Os tempos que correm trazem-nos desafios inesperados, que poderiam convocar a nossa reflexão. A comunicação de ideias e mensagens em “pós-verdade” trouxe renovados apelos ao ódio agindo em irresponsabilidade quase total perante o respeito para com pessoas e/ou comunidades. O ser humano transforma-se vulgarmente em carneiro que segue o rebanho e este segue o pastor.
“A pós-verdade é a aceitação de uma informação por um indivíduo ou grupo de indivíduos, que presumem a legitimidade desta informação por razões pessoais, sejam preferências políticas, crenças religiosas, bagagem cultural, etc. Assim, a pós-verdade não implica necessariamente em uma mentira (tendo em vista que a informação não verificada pode ser verdadeira), mas sempre implica em uma negligência com relação a verdade.”
A recente onda de violência, desencadeada pela extrema-direita inglesa, contra pessoas imigrantes e refugiadas partiu da informação – falsa – de que o assassino das três crianças era um refugiado. Os pais sim, eram imigrantes, o jovem é simplesmente um inglês. Para os incendiários da violência basta o jovem ser negro para ser sinónimo de imigrante ou refugiado. Ora se um jovem é negro, ou refugiado, ou imigrante, o adjetivo de criminoso transmite-se a toda a comunidade e toda esta está a ser atacada.
Estas situações não são novas no mundo e muito menos em Portugal. Vejamos a matança de judeus, em Lisboa, na Páscoa de 1506. Cito da Wikipédia: “A historiografia situa o início da matança no Convento de São Domingos de Lisboa, no dia 19 de abril de 1506, um domingo, quando os fiéis rezavam pelo fim da seca e da peste que grassavam em Portugal, e alguém jurou ter visto no altar o rosto de Cristo iluminado — fenómeno que, para os católicos presentes, só poderia ser interpretado como uma mensagem de misericórdia do Messias — um milagre. Um cristão-novo que também participava da missa tentou explicar que esse milagre era apenas o reflexo de uma luz, mas foi calado pela multidão, que o espancou até à morte”. A partir daí todos os judeus passaram a ser os hereges culpados da peste e mais de 4000 foram assassinados em apenas três dias por multidões em fúria.
Outro exemplo, bem contemporâneo, acontece entre nós quando um dirigente político ataca toda a comunidade cigana apelidando todas essas pessoas de ladrões e afins.
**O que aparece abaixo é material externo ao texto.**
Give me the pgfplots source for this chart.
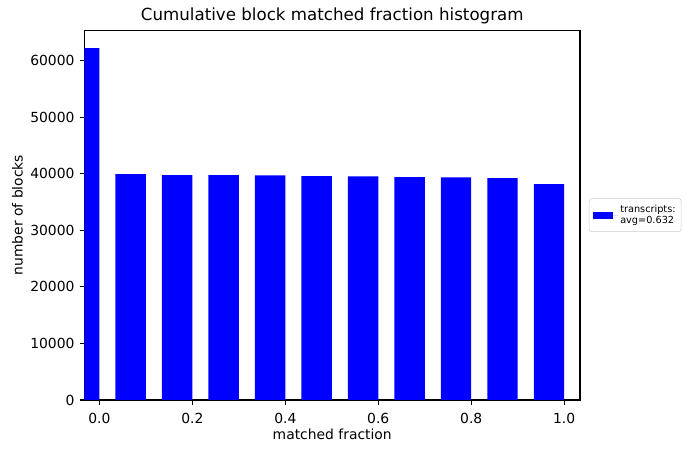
\documentclass[border=0pt]{standalone}
\usepackage{pgfplots}
\pgfplotsset{compat=1.18}
\usepackage{fontspec}
\setmainfont{DejaVu Sans}
\begin{document}
\begin{tikzpicture}
\useasboundingbox (-60.84bp,-38.16bp) rectangle (435.96bp,288bp);
\begin{axis}[
  at={(0,0)}, anchor=south west,
  scale only axis, width=356.76bp, height=266.2bp,
  xmin=-0.032, xmax=1.034, ymin=0, ymax=65370,
  /pgf/number format/assume math mode=true,
  tick align=outside, xtick pos=bottom, ytick pos=left,
  major tick length=3.5bp,
  every tick/.style={black, line width=0.8bp},
  axis line style={line width=0.8bp},
  xtick={0,0.2,0.4,0.6,0.8,1.0},
  xticklabels={0.0,0.2,0.4,0.6,0.8,1.0},
  ytick={0,10000,20000,30000,40000,50000,60000},
  yticklabels={0,10000,20000,30000,40000,50000,60000},
  scaled y ticks=false,
  tick label style={font=\fontsize{10bp}{12bp}\selectfont},
  xticklabel style={inner sep=0pt, yshift=-6.1bp},
  yticklabel style={inner sep=0pt, xshift=-3.5bp},
  every axis title shift=0pt,
  title={Cumulative block matched fraction histogram},
  title style={font=\fontsize{12bp}{14bp}\selectfont, at={(axis description cs:0.5,1)}, anchor=base, yshift=6.7bp, inner sep=0pt},
  xlabel={matched fraction},
  xlabel style={font=\fontsize{10bp}{12bp}\selectfont, at={(axis description cs:0.5,0)}, anchor=base, yshift=-28.1bp, inner sep=0pt},
  ylabel={number of blocks},
  every axis y label/.style={at={(axis description cs:0,0.5)}, rotate=90, anchor=base, yshift=44.6bp, font=\fontsize{10bp}{12bp}\selectfont, inner sep=0pt},
  ybar, bar width=0.0655, bar shift=0pt,
  legend style={at={(axis description cs:1,0.5)}, anchor=west, xshift=6.4bp,
    draw={rgb,255:red,204;green,204;blue,204}, rounded corners=2bp,
    font=\fontsize{7bp}{8bp}\selectfont, inner xsep=2.5bp, inner ysep=3bp,
    nodes={align=left, inner sep=1.5bp, sharp corners}},
  legend cell align=left,
]
\addplot[fill=blue, draw=none,
  legend image code/.code={\fill[blue, sharp corners] (0bp,-2.6bp) rectangle (14.4bp,2.6bp);
    \path (0bp,0bp) -- (18.4bp,0bp);}]
coordinates {
(-0.03275,62200)
(0.06725,39950)
(0.16725,39780)
(0.26725,39750)
(0.36725,39720)
(0.46725,39580)
(0.56725,39550)
(0.66725,39420)
(0.76725,39380)
(0.86725,39230)
(0.96725,38150)
};
\addlegendentry{transcripts:\\avg=0.632}
\end{axis}
\end{tikzpicture}
\end{document}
O mesmo faz com os imigrantes acusando-os de viverem à nossa custa [não acusa os banqueiros] – sabendo perfeitamente que está a mentir –, pois os imigrantes dão lucro ao Estado Português e estão a contribuir com mais de mil e quinhentos milhões de euros para a segurança social, ajudando assim a pagar as reformas e os apoios na saúde de todos nós.
A recente polémica acusando a pugilista argelina Imane Khelif de ser trans e disputar um combate em posição mais favorável à outra atleta feminina trouxe à opinião pública uma variedade inaudita de disparates. Dirigentes partidários e de países, deputados [incluindo Rita Matias, do Chega], uma infinidade de gente que se tornou instantaneamente especialista em ADN, cromossomas X e Y, elegibilidade de género, testosterona, regras internacionais de boxe, (…), usaram a imprensa e as redes sociais para afirmar a sua ira contra uma mulher trans, afirmando ser um “atentado contra as mulheres e a propagação da ideologia de género” até nas olimpíadas.
Tal ira, nos e nas emissoras de opinião, tem três coisas em comum: I) pertencem ao lado extremista da direita, ii) nada fazem contra a violência doméstica que todos os anos vitimam dezenas de mulheres em Portugal e muitas milhares no mundo e iii) acusam uma pretensa “ideologia de género” para carrear ódio contra a diversidade humana, os direitos das próprias mulheres e a nossa própria democracia.
Por fim, sem qualquer assomo de petulância, será positivo que pensemos pela nossa própria cabeça, que construamos a nossa opinião, fundamentando-a, que debatamos em respeito e em solidariedade – sem ódios!
A pós-verdade, transformada em mentira, só cria ódio e transforma pessoas em carneiros!